I did successfully introduce a dummy and cut down on ds2's night feeds when he was about 9/10 months old. it did NOT stop him waking in the night though.
the only difference was I popped the dummy back in instead of feeding him (and he still needed 2.3 feeds)

so, even if you do nightwean it's no guarantee that she'll necessarily sleep through iyswim? personally I think it's probably easier from your perspective to just feed her as you are than to try sleep training, esp with her co-sleeping.

fwiw ds2 started sleeping through a couple of weeks ago (at 18m) and I did nothing to make this happen. he just did it by himself.

ches · 15/05/2009 04:07

What's sleeping through?

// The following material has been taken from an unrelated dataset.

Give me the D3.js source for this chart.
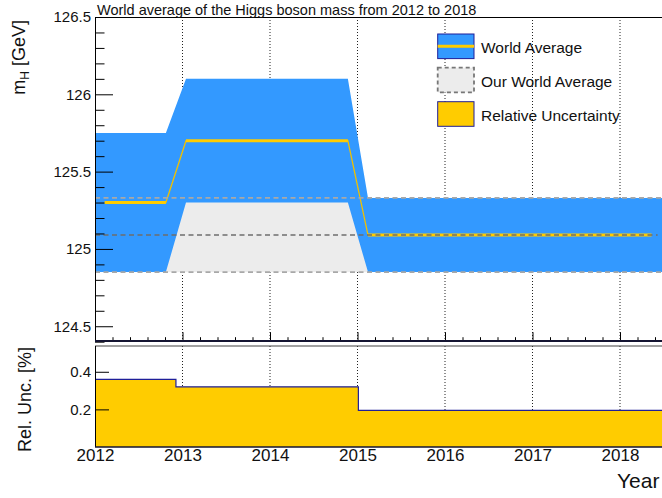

In our house it was when DH stomping in to bed and waking up DS didn't result in DS being up for an hour (my problem) while DH was promptly snoring.

If you're happy to nurse through the night, why would you stop? But then, what happens if snuffle/moan is NOT responded to with a boob? Night weaning wasn't an option for me (DS refused bottles and food and I work full time), but if it were, I'd wish I'd done it around this age because once they can ask to nurse and when they start teething on their molars it gets pretty hard to night wean. I'd say that if she's happy NOT getting a boob at the slightest squeak in the night, go ahead and night wean. If she's upset and you're losing your sleep, leave things as they are.

In my experience, sleep issues are easier to deal with the older they get. (Unless CC is your bag, which it sounds like it's not, as CC gets a lot harder once they can talk/get out of bed.) People like to beat nursing moms over the head for nursing to sleep, but frankly it works and why should you tear your hair out upsetting the both of you when it's not a problem right now?

poshsinglemum · 15/05/2009 09:07

Thanks for the advice. I think I will start pressing for changes when she is over a year old.